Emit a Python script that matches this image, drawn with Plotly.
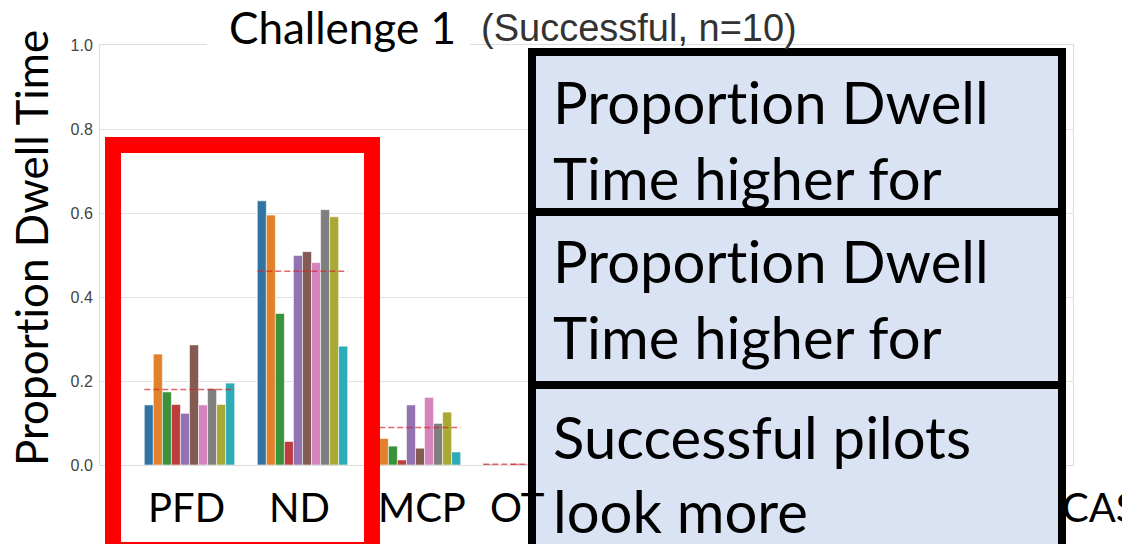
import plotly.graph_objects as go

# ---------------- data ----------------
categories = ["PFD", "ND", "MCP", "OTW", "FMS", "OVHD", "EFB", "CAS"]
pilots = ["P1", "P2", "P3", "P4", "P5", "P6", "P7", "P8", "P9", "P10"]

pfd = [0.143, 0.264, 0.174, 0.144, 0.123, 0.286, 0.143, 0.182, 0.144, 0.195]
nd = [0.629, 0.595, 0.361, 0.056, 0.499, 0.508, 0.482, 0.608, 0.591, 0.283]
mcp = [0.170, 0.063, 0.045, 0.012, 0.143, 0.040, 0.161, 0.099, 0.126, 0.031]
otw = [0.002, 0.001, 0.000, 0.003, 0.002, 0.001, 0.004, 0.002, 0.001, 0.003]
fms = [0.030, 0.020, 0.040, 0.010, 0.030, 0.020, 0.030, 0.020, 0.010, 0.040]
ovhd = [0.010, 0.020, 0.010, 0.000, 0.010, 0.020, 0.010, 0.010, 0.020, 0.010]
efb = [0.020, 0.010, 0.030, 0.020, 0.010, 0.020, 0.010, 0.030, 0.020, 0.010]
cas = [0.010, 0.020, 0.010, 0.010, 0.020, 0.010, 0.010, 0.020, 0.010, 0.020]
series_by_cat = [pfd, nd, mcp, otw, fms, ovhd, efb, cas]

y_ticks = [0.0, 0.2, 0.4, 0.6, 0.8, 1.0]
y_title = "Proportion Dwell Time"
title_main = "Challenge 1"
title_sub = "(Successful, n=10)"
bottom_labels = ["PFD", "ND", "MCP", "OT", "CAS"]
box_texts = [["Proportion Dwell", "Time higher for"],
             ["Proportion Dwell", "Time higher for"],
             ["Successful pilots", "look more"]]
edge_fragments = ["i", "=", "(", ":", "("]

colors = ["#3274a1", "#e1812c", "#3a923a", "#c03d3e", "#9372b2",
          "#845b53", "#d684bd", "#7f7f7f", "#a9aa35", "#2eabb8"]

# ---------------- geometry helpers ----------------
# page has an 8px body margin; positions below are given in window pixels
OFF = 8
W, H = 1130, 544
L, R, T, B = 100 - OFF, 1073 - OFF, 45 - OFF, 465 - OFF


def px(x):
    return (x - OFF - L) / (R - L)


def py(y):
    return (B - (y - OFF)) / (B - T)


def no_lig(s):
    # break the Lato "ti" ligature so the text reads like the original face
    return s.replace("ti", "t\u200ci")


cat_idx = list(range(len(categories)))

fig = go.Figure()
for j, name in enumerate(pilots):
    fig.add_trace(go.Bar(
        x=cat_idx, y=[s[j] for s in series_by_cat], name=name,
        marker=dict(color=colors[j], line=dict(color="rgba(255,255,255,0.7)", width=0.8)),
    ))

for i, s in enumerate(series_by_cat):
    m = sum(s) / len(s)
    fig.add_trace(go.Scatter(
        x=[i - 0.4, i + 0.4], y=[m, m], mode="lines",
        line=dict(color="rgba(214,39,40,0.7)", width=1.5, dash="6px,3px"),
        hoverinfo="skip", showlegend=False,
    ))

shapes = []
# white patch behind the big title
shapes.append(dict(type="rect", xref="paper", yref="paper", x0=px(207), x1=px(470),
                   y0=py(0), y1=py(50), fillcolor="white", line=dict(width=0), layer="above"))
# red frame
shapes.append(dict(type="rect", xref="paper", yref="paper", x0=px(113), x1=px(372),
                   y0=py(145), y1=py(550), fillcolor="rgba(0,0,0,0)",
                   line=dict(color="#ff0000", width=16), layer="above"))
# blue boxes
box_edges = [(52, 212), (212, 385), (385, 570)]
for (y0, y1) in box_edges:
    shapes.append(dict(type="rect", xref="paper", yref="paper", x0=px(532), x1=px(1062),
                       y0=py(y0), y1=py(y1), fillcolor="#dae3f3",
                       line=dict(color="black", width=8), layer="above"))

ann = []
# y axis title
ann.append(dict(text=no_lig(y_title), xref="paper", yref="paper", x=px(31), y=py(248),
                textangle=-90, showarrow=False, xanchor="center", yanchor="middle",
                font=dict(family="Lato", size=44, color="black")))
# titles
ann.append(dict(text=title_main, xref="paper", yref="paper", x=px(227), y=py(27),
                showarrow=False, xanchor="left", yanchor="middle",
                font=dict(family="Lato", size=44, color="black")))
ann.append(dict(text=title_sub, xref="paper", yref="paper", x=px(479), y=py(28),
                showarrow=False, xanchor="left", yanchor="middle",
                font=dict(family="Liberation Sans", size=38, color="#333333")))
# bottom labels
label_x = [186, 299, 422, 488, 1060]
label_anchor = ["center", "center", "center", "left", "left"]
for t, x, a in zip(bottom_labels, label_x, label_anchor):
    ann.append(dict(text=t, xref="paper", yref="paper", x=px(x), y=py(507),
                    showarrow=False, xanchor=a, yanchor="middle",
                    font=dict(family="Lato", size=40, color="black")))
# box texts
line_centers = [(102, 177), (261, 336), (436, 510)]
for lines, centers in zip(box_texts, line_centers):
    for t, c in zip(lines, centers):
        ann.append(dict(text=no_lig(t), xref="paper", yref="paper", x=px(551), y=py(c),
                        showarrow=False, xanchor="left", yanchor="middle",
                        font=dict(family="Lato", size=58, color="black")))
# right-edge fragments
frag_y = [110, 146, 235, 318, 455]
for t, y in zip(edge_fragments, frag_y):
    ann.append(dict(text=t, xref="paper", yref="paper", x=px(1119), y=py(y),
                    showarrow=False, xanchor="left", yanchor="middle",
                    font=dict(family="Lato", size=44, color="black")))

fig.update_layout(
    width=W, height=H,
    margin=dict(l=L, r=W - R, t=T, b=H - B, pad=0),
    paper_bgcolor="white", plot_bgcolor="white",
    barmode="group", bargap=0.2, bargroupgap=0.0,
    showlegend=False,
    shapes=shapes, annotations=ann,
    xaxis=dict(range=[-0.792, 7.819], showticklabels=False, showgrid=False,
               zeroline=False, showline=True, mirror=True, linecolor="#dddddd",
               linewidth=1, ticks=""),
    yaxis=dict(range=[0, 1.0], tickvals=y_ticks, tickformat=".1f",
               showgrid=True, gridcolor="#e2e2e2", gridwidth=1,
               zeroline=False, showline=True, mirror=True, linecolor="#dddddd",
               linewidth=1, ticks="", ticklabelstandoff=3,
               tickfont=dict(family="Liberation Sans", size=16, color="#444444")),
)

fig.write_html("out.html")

===============

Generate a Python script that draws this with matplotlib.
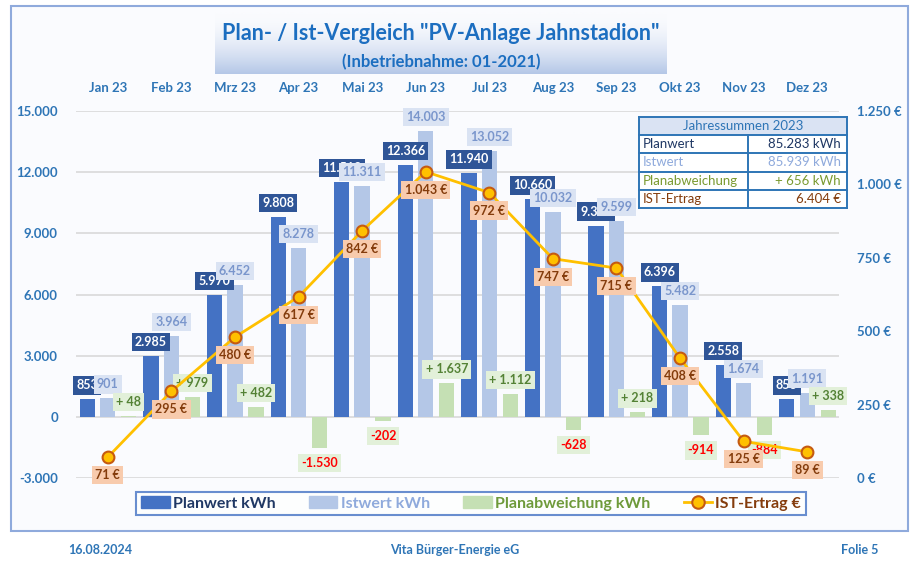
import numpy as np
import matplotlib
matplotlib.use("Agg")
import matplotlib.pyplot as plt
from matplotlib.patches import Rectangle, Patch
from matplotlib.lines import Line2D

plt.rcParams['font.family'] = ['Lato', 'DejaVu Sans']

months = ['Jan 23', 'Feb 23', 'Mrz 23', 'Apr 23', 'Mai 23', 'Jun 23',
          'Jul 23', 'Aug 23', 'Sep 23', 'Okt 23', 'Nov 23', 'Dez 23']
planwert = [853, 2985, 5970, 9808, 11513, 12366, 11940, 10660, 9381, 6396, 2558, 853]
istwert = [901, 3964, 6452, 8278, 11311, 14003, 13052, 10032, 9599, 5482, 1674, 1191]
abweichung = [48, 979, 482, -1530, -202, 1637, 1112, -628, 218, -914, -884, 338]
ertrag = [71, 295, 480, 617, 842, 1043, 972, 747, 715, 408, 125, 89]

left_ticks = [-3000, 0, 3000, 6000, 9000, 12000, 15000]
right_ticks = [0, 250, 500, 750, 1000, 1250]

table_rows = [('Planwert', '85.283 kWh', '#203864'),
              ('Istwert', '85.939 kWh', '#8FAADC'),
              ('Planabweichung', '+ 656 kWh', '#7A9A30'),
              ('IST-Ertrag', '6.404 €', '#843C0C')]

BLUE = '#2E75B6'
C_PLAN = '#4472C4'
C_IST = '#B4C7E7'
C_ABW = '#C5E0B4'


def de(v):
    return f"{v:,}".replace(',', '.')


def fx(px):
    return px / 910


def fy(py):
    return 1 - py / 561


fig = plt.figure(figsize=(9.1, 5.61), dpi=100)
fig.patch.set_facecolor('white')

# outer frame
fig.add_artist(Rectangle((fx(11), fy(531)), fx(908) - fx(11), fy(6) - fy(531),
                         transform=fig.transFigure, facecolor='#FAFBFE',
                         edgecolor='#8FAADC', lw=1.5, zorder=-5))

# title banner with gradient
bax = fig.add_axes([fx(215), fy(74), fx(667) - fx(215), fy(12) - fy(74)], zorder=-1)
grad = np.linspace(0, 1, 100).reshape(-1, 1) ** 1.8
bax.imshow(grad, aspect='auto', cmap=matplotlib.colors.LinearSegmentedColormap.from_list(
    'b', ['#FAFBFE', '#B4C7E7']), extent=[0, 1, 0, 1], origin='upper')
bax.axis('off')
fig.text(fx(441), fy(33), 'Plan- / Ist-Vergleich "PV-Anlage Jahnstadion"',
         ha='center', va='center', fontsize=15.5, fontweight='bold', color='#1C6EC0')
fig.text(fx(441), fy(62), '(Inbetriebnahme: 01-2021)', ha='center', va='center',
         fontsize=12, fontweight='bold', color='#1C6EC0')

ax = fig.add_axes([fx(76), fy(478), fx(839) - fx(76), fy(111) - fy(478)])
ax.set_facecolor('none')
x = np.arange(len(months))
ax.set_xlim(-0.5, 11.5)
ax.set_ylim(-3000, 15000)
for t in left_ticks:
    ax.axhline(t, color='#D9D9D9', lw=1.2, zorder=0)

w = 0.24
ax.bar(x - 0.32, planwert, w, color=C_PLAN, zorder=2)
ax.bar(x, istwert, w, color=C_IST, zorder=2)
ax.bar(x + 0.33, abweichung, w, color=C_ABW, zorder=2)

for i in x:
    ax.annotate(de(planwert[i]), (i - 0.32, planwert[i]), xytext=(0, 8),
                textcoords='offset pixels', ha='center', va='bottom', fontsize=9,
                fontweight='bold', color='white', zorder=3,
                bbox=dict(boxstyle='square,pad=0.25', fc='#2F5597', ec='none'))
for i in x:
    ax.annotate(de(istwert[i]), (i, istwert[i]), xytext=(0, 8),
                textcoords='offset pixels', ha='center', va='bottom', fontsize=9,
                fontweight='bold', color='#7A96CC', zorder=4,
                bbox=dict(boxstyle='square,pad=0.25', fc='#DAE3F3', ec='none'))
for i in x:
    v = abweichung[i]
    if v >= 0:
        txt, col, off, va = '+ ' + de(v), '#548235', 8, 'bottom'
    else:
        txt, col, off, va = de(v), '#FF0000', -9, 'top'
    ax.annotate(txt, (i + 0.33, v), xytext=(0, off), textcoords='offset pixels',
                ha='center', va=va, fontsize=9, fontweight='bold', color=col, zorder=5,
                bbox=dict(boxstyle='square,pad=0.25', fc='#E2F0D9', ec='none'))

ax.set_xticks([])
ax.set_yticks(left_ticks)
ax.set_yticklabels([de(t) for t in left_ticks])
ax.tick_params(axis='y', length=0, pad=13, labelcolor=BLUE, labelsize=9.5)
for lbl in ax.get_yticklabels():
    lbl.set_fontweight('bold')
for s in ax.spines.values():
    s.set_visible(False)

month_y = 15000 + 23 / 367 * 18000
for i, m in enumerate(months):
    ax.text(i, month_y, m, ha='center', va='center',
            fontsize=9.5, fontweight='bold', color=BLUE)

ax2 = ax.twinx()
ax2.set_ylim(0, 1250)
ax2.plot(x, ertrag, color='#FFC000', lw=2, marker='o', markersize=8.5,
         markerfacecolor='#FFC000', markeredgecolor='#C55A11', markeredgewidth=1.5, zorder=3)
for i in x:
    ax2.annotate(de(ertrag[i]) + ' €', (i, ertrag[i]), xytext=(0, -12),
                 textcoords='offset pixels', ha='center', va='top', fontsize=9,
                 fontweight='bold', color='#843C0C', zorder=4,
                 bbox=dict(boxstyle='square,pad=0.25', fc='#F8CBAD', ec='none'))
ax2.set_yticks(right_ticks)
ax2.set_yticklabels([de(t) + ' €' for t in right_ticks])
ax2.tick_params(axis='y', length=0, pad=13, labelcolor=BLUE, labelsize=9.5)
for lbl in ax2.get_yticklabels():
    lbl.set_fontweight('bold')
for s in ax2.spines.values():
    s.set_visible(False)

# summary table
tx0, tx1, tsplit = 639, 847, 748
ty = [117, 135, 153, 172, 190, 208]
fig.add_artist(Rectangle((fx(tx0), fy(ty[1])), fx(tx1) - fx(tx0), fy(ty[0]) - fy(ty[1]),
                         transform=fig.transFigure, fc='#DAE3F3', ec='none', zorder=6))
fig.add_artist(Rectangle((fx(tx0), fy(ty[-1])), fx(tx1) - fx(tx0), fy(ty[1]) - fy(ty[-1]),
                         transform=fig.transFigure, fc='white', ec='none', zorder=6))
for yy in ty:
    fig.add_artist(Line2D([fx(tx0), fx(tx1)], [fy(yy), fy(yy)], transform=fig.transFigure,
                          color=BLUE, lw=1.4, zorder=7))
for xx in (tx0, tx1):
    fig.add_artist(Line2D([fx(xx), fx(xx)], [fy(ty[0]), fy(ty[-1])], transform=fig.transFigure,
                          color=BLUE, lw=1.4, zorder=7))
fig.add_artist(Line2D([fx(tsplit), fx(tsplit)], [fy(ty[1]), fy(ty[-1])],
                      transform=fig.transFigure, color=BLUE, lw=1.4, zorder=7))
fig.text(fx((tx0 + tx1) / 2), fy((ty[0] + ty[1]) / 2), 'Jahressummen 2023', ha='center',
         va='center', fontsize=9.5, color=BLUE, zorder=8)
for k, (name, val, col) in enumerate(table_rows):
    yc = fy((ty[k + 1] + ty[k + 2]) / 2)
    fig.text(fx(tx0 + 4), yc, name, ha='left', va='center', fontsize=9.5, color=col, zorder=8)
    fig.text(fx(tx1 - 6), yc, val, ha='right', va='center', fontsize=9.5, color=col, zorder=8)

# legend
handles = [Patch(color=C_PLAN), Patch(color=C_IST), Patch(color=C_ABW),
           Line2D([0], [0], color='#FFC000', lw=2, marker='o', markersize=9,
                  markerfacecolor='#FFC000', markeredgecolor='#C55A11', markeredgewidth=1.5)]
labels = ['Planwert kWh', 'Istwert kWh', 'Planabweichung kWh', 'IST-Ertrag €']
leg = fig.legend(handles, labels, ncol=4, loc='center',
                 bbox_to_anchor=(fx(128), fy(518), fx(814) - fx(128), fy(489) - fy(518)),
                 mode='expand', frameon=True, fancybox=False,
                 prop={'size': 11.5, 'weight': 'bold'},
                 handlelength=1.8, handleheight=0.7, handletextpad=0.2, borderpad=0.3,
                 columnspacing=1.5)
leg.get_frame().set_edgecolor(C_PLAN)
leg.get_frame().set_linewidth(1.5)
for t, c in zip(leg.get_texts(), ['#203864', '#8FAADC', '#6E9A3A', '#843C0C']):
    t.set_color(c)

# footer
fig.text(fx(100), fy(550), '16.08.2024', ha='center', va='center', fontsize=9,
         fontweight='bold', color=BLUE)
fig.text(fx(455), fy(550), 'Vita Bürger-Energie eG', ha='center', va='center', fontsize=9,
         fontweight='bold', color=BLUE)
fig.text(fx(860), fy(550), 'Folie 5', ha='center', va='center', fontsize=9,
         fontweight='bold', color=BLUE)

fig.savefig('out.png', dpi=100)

===============

- **Task prompt**
Return solely the number of lines in the data that include the word "script".

- **Task solution**
2